After the interval, moody ‘Night Train’ – with a bow to Oscar Peterson’s CD of the same name — preceded a spontaneous improvisation based on notes randomly selected by the audience, followed by a soulful ballad ‘Maybe you’ll be there’ (written in 1947 by Rube Bloom and Sammy Gallop and covered by many pop and jazz vocalists including Frank Sinatra and Diana Krall) and ‘Someday my Prince will come’ from ‘Cinderella’ — brought into the jazz mainstream by Miles Davis – with a great soprano solo by Justin.
An original by Francesca; ‘The Christmas Song’ (composed by Robert Wells and Mel Torme in 1945 which subsequently became a massive hit for Nat ‘King’ Cole), and ‘Santa Claus is Coming to Town’, brought the concert to an appropriate close, the final tune demonstrating that even trite material can be turned into good jazz in the right hands.
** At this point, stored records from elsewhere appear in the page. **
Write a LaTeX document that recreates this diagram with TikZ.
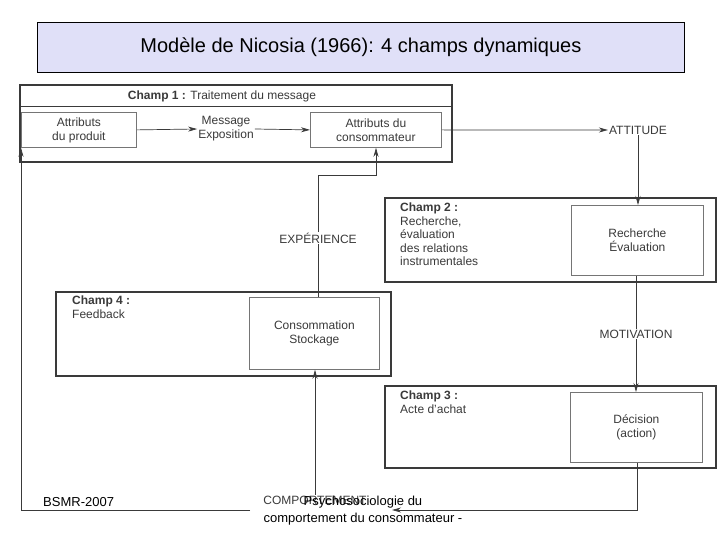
\documentclass[tikz,border=0pt]{standalone}
\usepackage{fontspec}
\setmainfont{Liberation Sans}
\usetikzlibrary{arrows.meta}
\definecolor{ink}{HTML}{3A3A3A}
\tikzset{
  outer/.style={draw=ink,line width=1.6pt},
  inner/.style={draw=ink!70,line width=0.8pt},
  lbl/.style={text=ink,font=\fontsize{12}{14}\selectfont,align=center,inner sep=1pt},
  ttl/.style={text=ink,font=\fontsize{12}{13.5}\selectfont,align=left,anchor=north west,inner sep=0pt},
  conn/.style={draw=ink,line width=0.7pt,-{Stealth[length=9pt,width=5pt]}},
  plain/.style={draw=ink,line width=0.7pt},
}
\begin{document}
\begin{tikzpicture}[x=1pt,y=-1pt]
\useasboundingbox (0,0) rectangle (720,540);
\fill[white] (0,0) rectangle (720,540);
% title
\node[draw=black,fill={rgb,255:red,224;green,224;blue,248},line width=0.8pt,minimum width=647pt,minimum height=50pt,anchor=north west,font=\fontsize{20}{24}\selectfont] (title) at (37,22) {Modèle de Nicosia (1966): 4 champs dynamiques};
% champ 1
\draw[outer] (20,85) rectangle (452,162);
\draw[plain] (20,106) -- (452,106);
\node[lbl] (c1t) at (222,96) {\textbf{Champ 1 :} Traitement du message};
\node[inner,lbl,minimum width=115pt,minimum height=35pt,anchor=north west] (prod) at (21,112) {Attributs\\du produit};
\node[lbl] (msg) at (226,129) {Message\\Exposition};
\node[inner,lbl,minimum width=131pt,minimum height=35pt,anchor=north west] (cons) at (310,112) {Attributs du\\consommateur};
\node[lbl] (att) at (638,130) {ATTITUDE};
% champ 2
\draw[outer] (385,198) rectangle (716,282);
\node[ttl] (c2t) at (400,203) {\textbf{Champ 2 :}\\Recherche,\\évaluation\\des relations\\instrumentales};
\node[inner,lbl,minimum width=132pt,minimum height=70pt,anchor=north west] (rech) at (571,205) {Recherche\\Évaluation};
\node[lbl] (mot) at (636,334) {MOTIVATION};
% champ 3
\draw[outer] (385,386) rectangle (716,468);
\node[ttl] (c3t) at (400,391) {\textbf{Champ 3 :}\\Acte d'achat};
\node[inner,lbl,minimum width=132pt,minimum height=70pt,anchor=north west] (dec) at (570,392) {Décision\\(action)};
% champ 4
\draw[outer] (56,292) rectangle (391,376);
\node[ttl] (c4t) at (72,296) {\textbf{Champ 4 :}\\Feedback};
\node[inner,lbl,minimum width=130pt,minimum height=72pt,anchor=north west] (stock) at (249,297) {Consommation\\Stockage};
\node[lbl] (exp) at (318,238) {EXPÉRIENCE};
\node[lbl] (comp) at (315,500) {COMPORTEMENT};
\coordinate (e1) at (316,175);
\coordinate (e2) at (376,175);
\coordinate (d1) at (637,510);
\coordinate (d2) at (392,510);
\coordinate (l1) at (250,510);
\coordinate (l2) at (21,510);
% connectors
\draw[conn] (prod.east) -- (msg.west);
\draw[conn] (msg.east) -- (cons.west);
\draw[conn] (cons.east) -- (att.west);
\draw[conn] (att.south) -- (att.south |- rech.north);
\draw[plain] (rech.south -| mot) -- (mot.north);
\draw[conn] (mot.south) -- (dec.north -| mot);
\draw[plain] (stock.north -| exp) -- (exp.south);
\draw[conn] (exp.north) |- (e2) -- (cons.south -| e2);
\draw[conn] (comp.north) -- (stock.south -| comp);
\draw[conn] (dec.south -| d1) -- (d1) -- (d2);
\draw[conn] (l1) -- (l2) -- (prod.south west -| l2);
% footer
\node[font=\fontsize{13}{15}\selectfont,anchor=west,inner sep=0pt] (bsmr) at (43,502) {BSMR-2007};
\node[font=\fontsize{13}{17}\selectfont,align=center,inner sep=0pt] (foot) at (363,511) {Psychosociologie du\\comportement du consommateur -};
\end{tikzpicture}
\end{document}
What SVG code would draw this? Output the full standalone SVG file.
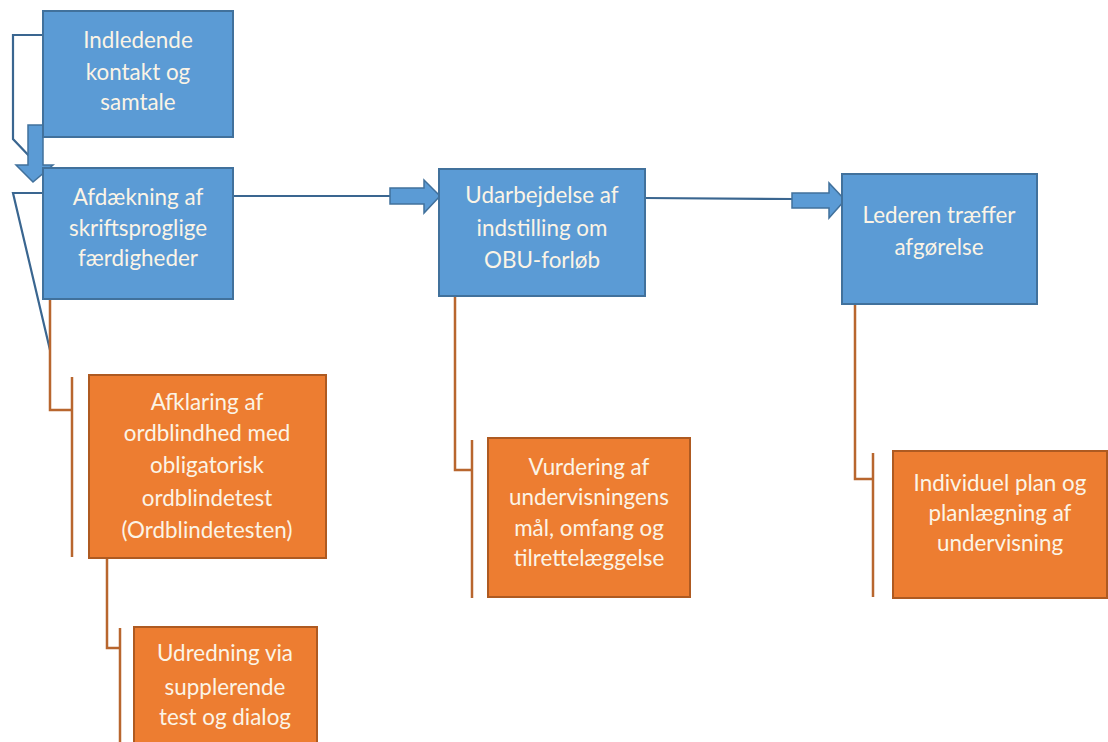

Although Francesca’s piano playing and vocals were obviously the main feature of the evening, Marc’s sympathetic bass playing and inventive solos, Justin’s rousing solos and complete mastery of his instruments, plus Tony’s tasteful drumming, all added to the mix of great ‘Jazz for the Holidays’.
Francesca’s subsequent two sell-out concerts in Cape Town and The Theatre-on-the-Square showed once again that there is always an audience for good music, and whilst she is the first to acknowledge her influences – such as Bill Evans and Oscar Peterson – she remains very much her own person with that overall quality that defines what jazz is really all about – swing, with flawless technique to back it up.
So come back again soon, Francesca, and bring that great American tenor player Scott Hamilton with you – that would really be a blast!